Letter from Lord Tordoff to Barbara Roche
MP
Sub-Committee E (Law and Institutions) considered
the above documents (COPEN 2, 10, 11, 15 and 18) at its meeting
on 22 March. It also took into account the most recent changes
to the draft Convention outlined in a letter of the same date
from your officials to the Legal Adviser.
Two main areas remain of concern to the Committee,
interception and data protection. I deal with these in detail
below. I should, however, say at the outset that the Committee
does not underestimate the importance of the Convention in combating
serious crime. But, as our 1998 Report on the draft Convention
emphasised, a balance has to be struck between the promotion of
mutual assistance and the protection of the individual's privacy
from excessive and unwarranted interference. The Committee does
not think that the right balance has been achieved, particularly
with regard to Articles 18(3) and 20(a), or that the concerns
consistently expressed by the Committee have been adequately addressed.
It has therefore decided to hold the draft Convention (COPEN 18)
under scrutiny.
On interception, the Committee has two main
points. First, the amended Article 18(3) reverses the position
that a failure to respond within the 96-hour deadline has to be
interpreted as a decision to prohibit both the interception and
the use of the intercept material as evidence in criminal proceedings.

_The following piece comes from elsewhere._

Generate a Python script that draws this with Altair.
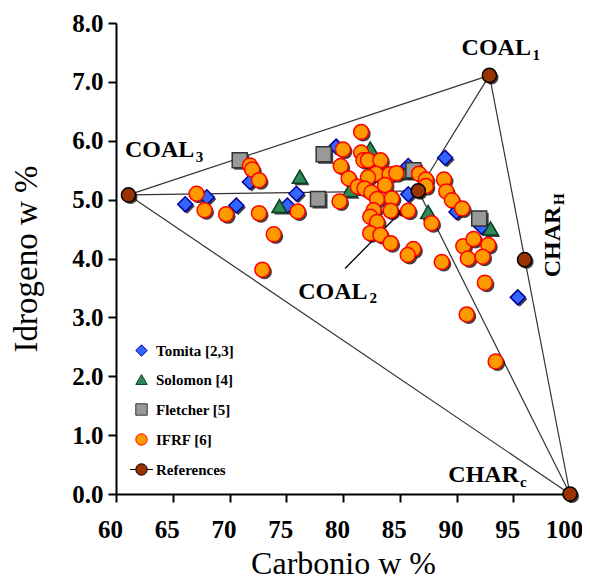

Silence would now imply consent not only for the initial 96 hour
period but, potentially, for up to a further eight days. Your
Explanatory Memorandum on COPEN 18 describes the revised Article
18(3) but does not give the reasons for the change in the Government's
position. You will recall that your letter of 24 February stated
that you were content with the principle that a failure to respond
within 96 hours should constitute a decision to prohibit the interception.
Our second point relates to the use of intercept
material in circumstances where the notified State has not given
its explicit consent to the interception. The wording of the second
indent of Article 18(3)(b) is, in our view, ambiguous. The extent
of the prohibition on the use of intercept material is not explained.
If it is intended to be broader than a simple prohibition on its
use as evidence in criminal proceedings, then there would seem
to be a need to back up the prohibition with a requirement to
destroy the intercept material.
The Committee supports the deletion of references
to "serious dangerous crime" in the latest text of Article
18(3). However, Article 18(3)(b) now provides that intercept material
may be used without the explicit consent of the notified State
"for taking urgent measures to prevent an immediate and serious
threat to public security". While this would as a general
rule under Community law imply a strict test, the new footnote
suggests otherwise. Further, the extent to which the "public
security" test would limit the use of otherwise prohibited
intercept material remains unclear. There is a danger that too
low a threshold might be adopted and that the intercepting Member
State would have too extensive a discretion to determine whether
the exception permitting the use of intercept material applies
in a given case. The Committee considers that it is essential
to include in the Explanatory Report to the Convention a more
precise definition of the category of crimes in respect of which
preventative measures may be taken if the exception is to be interpreted
consistently in all Member States and provide the necessary degree
of legal certainty.
Turning to data protection, the Committee remains
concerned that Article 20a fails to address the two issues identified
by the Data Protection Registrar. The first is the lack of precision
regarding the use of data communicated under the Convention. The
Committee does not accept the assumption implicit in your Explanatory
Memorandum that the degree of protection afforded by the 1981
Convention should vary according to whether the information is
"specifically sorted on specially set up databases"
(such as the Schengen Information System) or processed in any
other way.
The second issue is the absence of a binding
requirement to apply, in the areas covered by the draft Convention,
the minimum standard of data protection specified in the 1981
Convention. Your Explanatory Memorandum states that, as the 1981
Convention forms part of the EU acquis, a specific reference
to it in the draft Convention is not considered necessary. Your
response does not seem to take account of the derogations permitted
by Article 9(2)(a) of the 1981 Convention on such matters as "State
security, public safety, the monetary interests of the State or
the suppression of criminal offences". Ratification of the
1981 Convention by all the Member States would not necessarily
imply that national data protection legislation would apply to
all matters covered by the draft Convention. The Committee considers
that there is much force in the Data Protection Registrar's recommendation
to include a specific reference to the generally applicable data
protection standard required by the 1981 Convention. It also wishes
to draw your attention to its own recommendation, at paragraph
67 of its 1998 Report, that Article 25 of the "Naples II"
Convention on Mutual Assistance and Co-operation between Customs
Administrations might provide a useful precedent.
As already mentioned, the Committee is retaining
the draft Convention (COPEN 18) under scrutiny. The earlier documents
(COPEN 2, 10, 11, 15, 60 and Justpen 21) are cleared. If, as you
anticipate, the Justice and Home Affairs Council reaches a political
agreement on the draft Convention at its meeting on 27 March,
the Committee expects a full explanation of your reasons for over-riding
scrutiny, including your response to the points set out above.
I am sending a copy of this letter to the Chairman
and Clerk of the European Scrutiny Committee in the House of Commons.